The Western rifles came from the CIA. Through Operation Cyclone, Washington funneled billions of dollars of weapons to the Afghan Mujahideen through Pakistan: everything from M16 rifles to Stinger missiles to anti-tank mines. In 1984, the Soviets launched Operation Curtain to seal the Pakistani-Afghan border and cut off that pipeline. The mission fell to Spetsnaz GRU teams that inserted by helicopter, ambushed weapons caravans in the mountain passes, and dragged the cargo back to base. Officially they were there to destroy what they captured. In practice, they kept the interesting pieces.

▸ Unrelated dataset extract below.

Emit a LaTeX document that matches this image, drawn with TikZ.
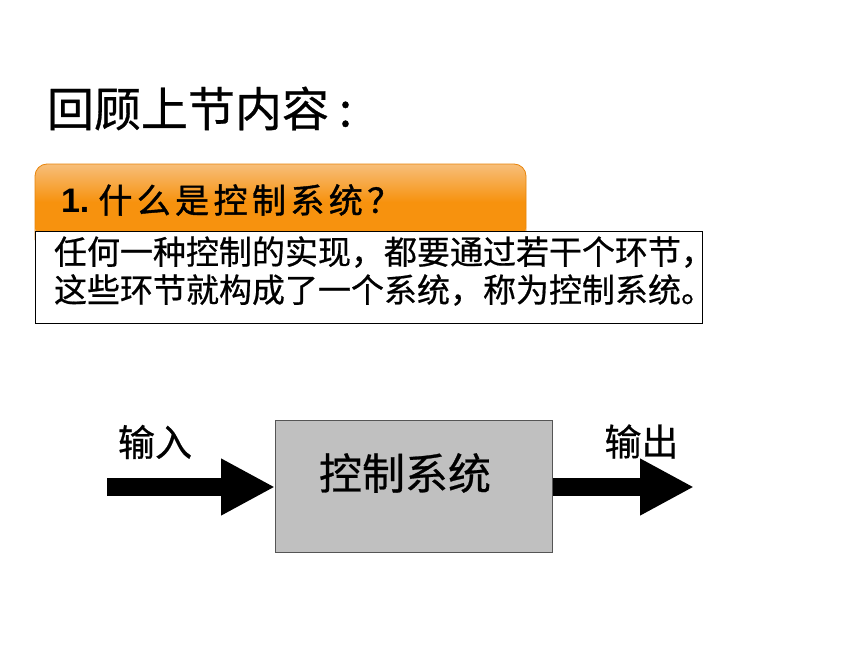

Among them, the M16 was the most valuable trophy, and the most practical. A common Spetsnaz tactic in remote valleys was to dress and arm themselves as Mujahideen so they could close the distance before opening fire. An AK in the hands of a man in Afghan robes might still draw a second glance. An M16 didn’t. The disguise sometimes bought the seconds that decided the firefight.

In March 1986, the single biggest haul came at the Battle of Karera, where the 334th Spetsnaz Battalion raided a major rebel stronghold near the Pakistani border and walked out with the largest single stockpile of American rifles captured in the entire war. Officers wrote home about them and posed with them for the camera. In 1987, a Soviet reconnaissance captain even borrowed an American field jacket and M16 from a Mujahideen commander during ceasefire talks, just to get the souvenir shot.

After the Soviet withdrawal in 1989, most of those captured rifles disappeared back into the black markets that had fed the war in the first place. The photos stayed behind: Soviet troopers grinning over American rifles, in a war that would teach every superpower the same lesson eventually.